In today’s business environment, we can compare the use of data in decision-making to a recipe. When data and analytics are laid out in a narrative and properly tied to goals and outcomes, the result is a tangible business benefit comparable to the best carbonara or cassoulet. But if data is simply presented to business leaders without a story or context — the equivalent of a list of ingredients and no instructions — the effort is destined to fail.
Telling stories with data
What makes a good data story? These three factors are crucial:
Simple: Just as a recipe developer will likely have hundreds of hours of experience in the kitchen, as well as intimate knowledge of the science of cooking, a data analytics professional will have a much more sophisticated understanding of raw data and what it means for the business. The job of the analyst is to distill the vast amount of possible analysis of the data into a concise set of insights that are needed to execute business outcomes. At the end of the day, is it possible to fit our entire analysis into one slide starting with identifying areas of opportunity? It is important to ask what the data is telling us, what is going to be done and how is the business going to benefit—to justify the cost. The best-adopted analytics solutions are those that can be distilled down to a simple set of recommendations ready to be acted upon by the business
Actionable: It’s not enough for data to paint a picture of what’s happening now in an organization. Useful data insights must be predictive and prescriptive, providing business leaders with clear instructions on what step they should take next. A great data visualization exposes problems buried in mass amounts of digital information. Take, for example, one set of raw data that could indicate the total sales revenue for the Commercial and Premium channels. Another set of raw data could show the revenue from various promotions that were running. What turns this raw data into actionable insights in the same way a visual guide communicates the best decision? Taking executives through the story.

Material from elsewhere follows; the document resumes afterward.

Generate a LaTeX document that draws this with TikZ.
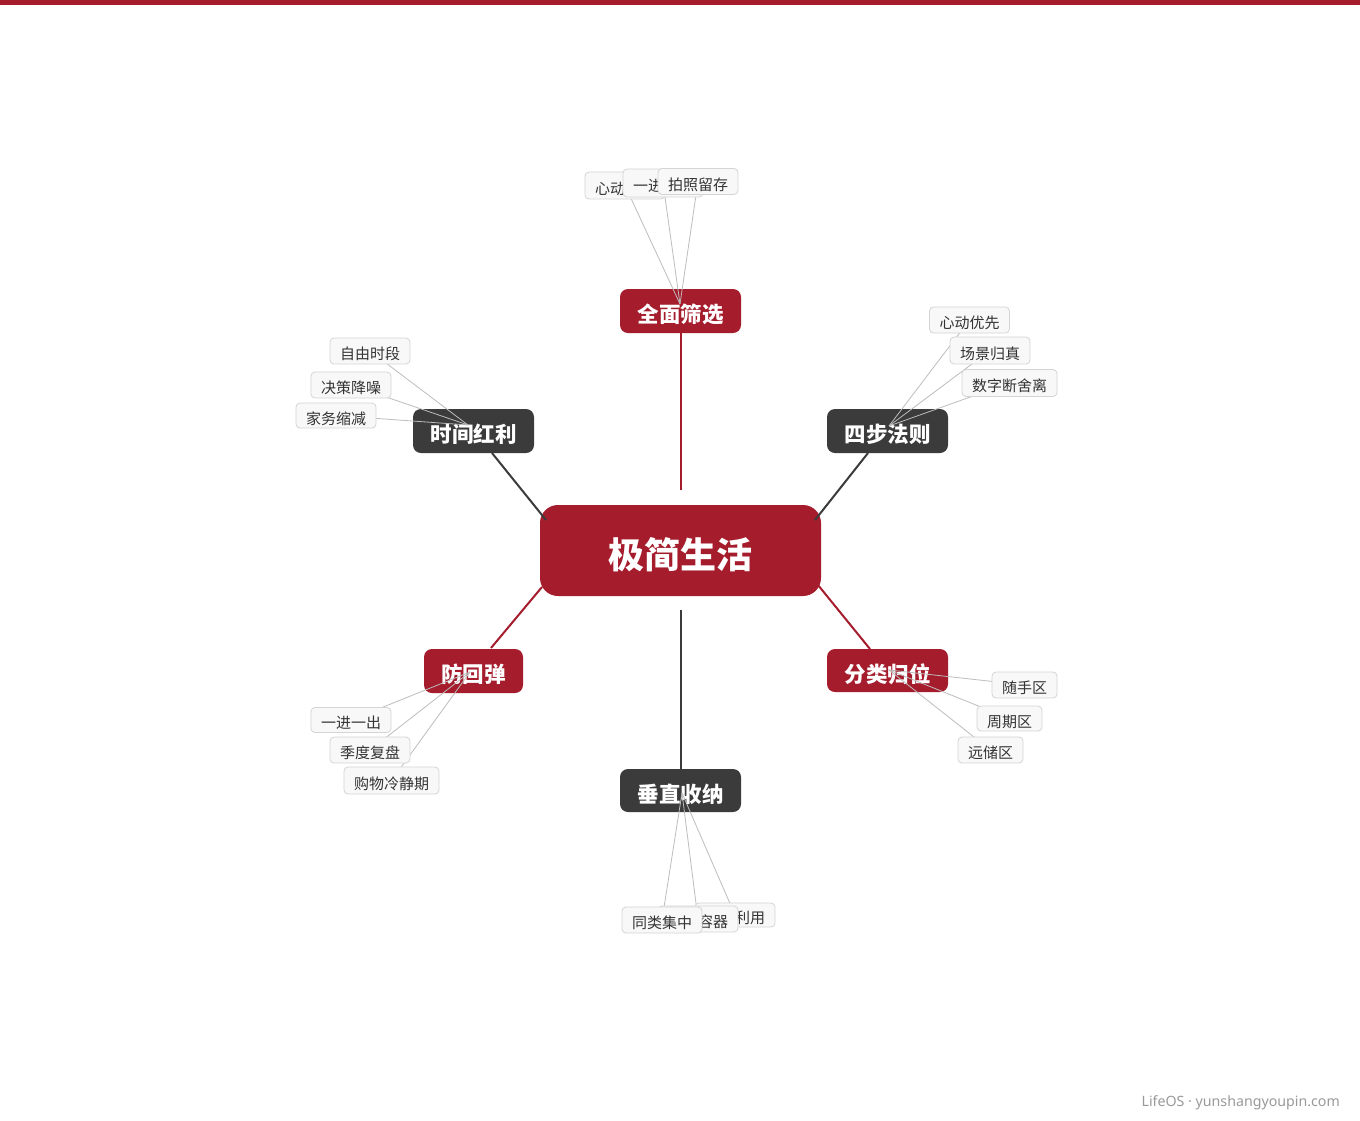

For example, one major retailer during the 2019 holiday season saw an 81% increase in sales in its Premium channel as a direct result of its ‘Free Shipping & Free Gifts’ promotion. The insight is clear, and the next step is obvious: drive more promotions on ‘Free Shipping & Free Gifts’ to boost overall purchases.
Visually Compelling: Everyone processes information differently. While some may be at home with numbers, others may need things explained to them verbally, while still others have an easier time understanding charts or images. It’s not enough to organize data in an easy-to-understand story—that story should then be communicated through as many methods as possible, including visual formats. Graphs, diagrams, pictures, and videos can all help to both attract attention and reinforce key insights and messages. Imagine if we can showcase the split of revenue from channel to category to subcategory to brand in a single decision board. During the latest conversations with the brand managers of the same retailer, we observed that there was a lot of social media buzz around the brand Barley. When we drilled down by channel and category, we were able to see that Barley dominated sales of the products that fell in the nighttime skincare category. This visual flow helps decision-makers understand the root cause of their sales lifts.
Similarly for a leading US media retailer, the ability to have a simplified reporting structure with the focus on “What happened” and “Why it happened” was a strong business need. But the lack of a unified view due to the siloed nature of the business verticals and independent operating models was causing a major roadblock for decision making. Multiple reports were maintained, and it was difficult to garner insights from the disparate data sets. When we created a simplified dashboard that was visually compelling by building a common data model with harmonized data, the business was able to overcome the roadblock.
Towards the same vision and mission
Data Analysts need to focus more on storytelling than just showing the depth of analysis to help businesses make better decisions. Understanding the business story and getting actionable insights by following the best practices on top of the abundance of data on hand will be an inevitable priority. Turning the ever-growing data into something meaningful and useful in terms of tangible business results can help everyone move in lockstep toward the organization’s vision and mission.